The dispute between app stores and app suppliers has been underway for ten years already, but now seems to be undergoing reconfiguration. There’s growing resistance among tech companies that, although they are largely dependent on the mobile platform of Apple or Google, have a strong market position, a gargantuan customer base and are worth billions moreover (e.g. Netflix, Spotify, Epic and Matchgroup). These days, an Iphone without access to Netflix, Spotiy or Tinder would be hard to imagine. Consequently, it’s a battle of powers against superpowers. Epic is currently leading the latest attack from this front but belongs to a larger group of companies that became strong through the services and media platform they operate on top off the operating software of Apple and Google and now have the courage to undertake steps. These are companies that have grown considerably in the past decade, partly by virtue of big tech, and are now looking for ways to reshape power relations.
Epic’s timing seems a cunning strategy: the desire of governments and overseers to break up big tech appears to be reaching a new high, fully in line with American tradition.

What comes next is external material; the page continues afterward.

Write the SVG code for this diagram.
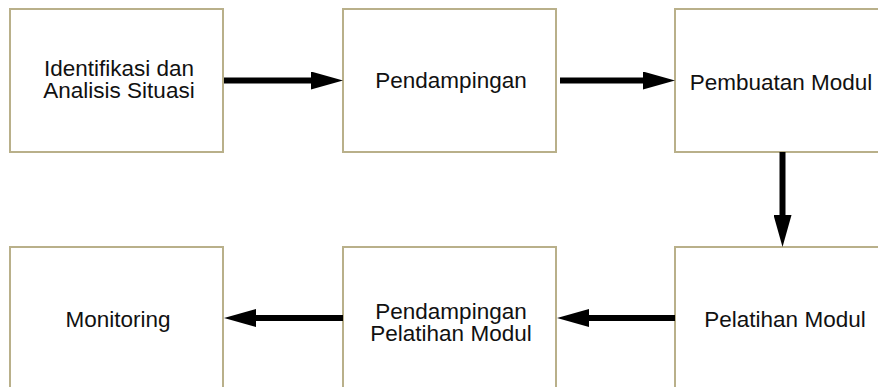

But the challengers are also turning to the customer directly with a bona fide charm offensive, a logical choice for parties that excel at customer relations and together reach billions of users each day. The campaign consists of clear websites with explainers, satirical videos and hashtags on social media. Especially Apple is under fire, once itself champion of ideals such as freedom and creativity, now portrayed as a totalitarian monopolist.
What’s remarkable is Epic’s frontal attack on Apple, while Google is mainly spared criticism, and gaming computer platforms are getting off scot-free. The latter (i.e. Microsoft, Sony and Nintendo), for instance, charge the same rate for microtransactions as Apple does, but have not faced the same disapproval. A simple explanation for this could be that Epic deems the console makers’ commission legitimate, as this hardware is sold below cost and pushing it requires expensive marketing campaigns. But matters are probably a bit more complicated; for a player base for its cash cow Fortnite, Epic is still mainly dependent on game consoles (71%) rather than mobile devices (12%), besides which it needs partners in its battle against the hegemony of the mobile platform. It’s been at odds with Microsoft, but they seem to have buried the hatchet and intensified their cooperation on Hololens 2. Epic has managed to get Sony to support cross-play and the latter recently became an investor in Epic. The novel cooperation with Sony’s music branch is one of the pillars of this renewed alliance. Finally, Epic has made clear that its game engine Unreal, one of the company’s most important assets, will mainly be geared towards next-generation game consoles.
There are ideological motives at play as well. These alliances not only strengthen the economic front against the mobile platforms of Google and Apple, they also allow for an alternative digital ecosystem that doesn’t run on iOS or Android and embodies different values. With standards such as cross-play, lower commissions for creators and developers, sustainable revenue models and interoperable platforms and hardware, Epic and its partners are anticipating an alternative future for the digital world. This is the infrastructure on which Epic CEO Tim Sweeney would gladly realize his ideal of the Metaverse: connected virtual worlds where we play games with a virtual replica of ourselves, but also attend concerts, hang out with friends and purchase items of virtual clothing. In his blueprint of the future, the infrastructure is facilitated by different platforms, but our avatar won’t notice this when he “walks” frictionlessly from world to world and from service to service. This alternative ecosystem has its roots in the gaming world and in the coming years, monetization of games will be the focal point for providers on the platform, but other industries are gradually becoming interested. The music industry, clothing industry, film industry and advertising industry are all watching the rise of these alternative digital platforms with great interest. In this regard, Epic’s successful game Fortnite can be situated as a facet of a much broader movement of alternative digital ecosystems becoming fierce competitors to tech giants of the likes of Apple, Google and Facebook.
The resistance seems to form a powerful front, but some nuance is appropriate here concerning the first American company to reach the $2 trillion market cap last week. What Apple is under attack for – a closed ecosystem with unfair conditions for providers and developers – also encompasses the roots of its core competence and the winning formula to its growth of the past two decades. The vertical integration of hardware and control software, the foundation of the App Store, facilitated an unprecedented degree of security and trust in the digital world. Moreover, it brought order and simplicity to the digital economy and Apple reached new levels of customer friendliness and ease of use. Then there’s also large economic potential in the bundling and integration of digital services and Apple’s current strategy is to double down on this bundling to generate constant revenue, since competition on the smartphone market has become fierce.
That’s why Apple won’t simply give way to the resistance and has plenty of reasons to continue to believe in its own competencies and philosophy. But the time of tacit acceptance and some grumbling from the sidelines appears to have come to a definite end, now that anti-monopoly sentiment is becoming more widespread and users are presented with viable alternatives.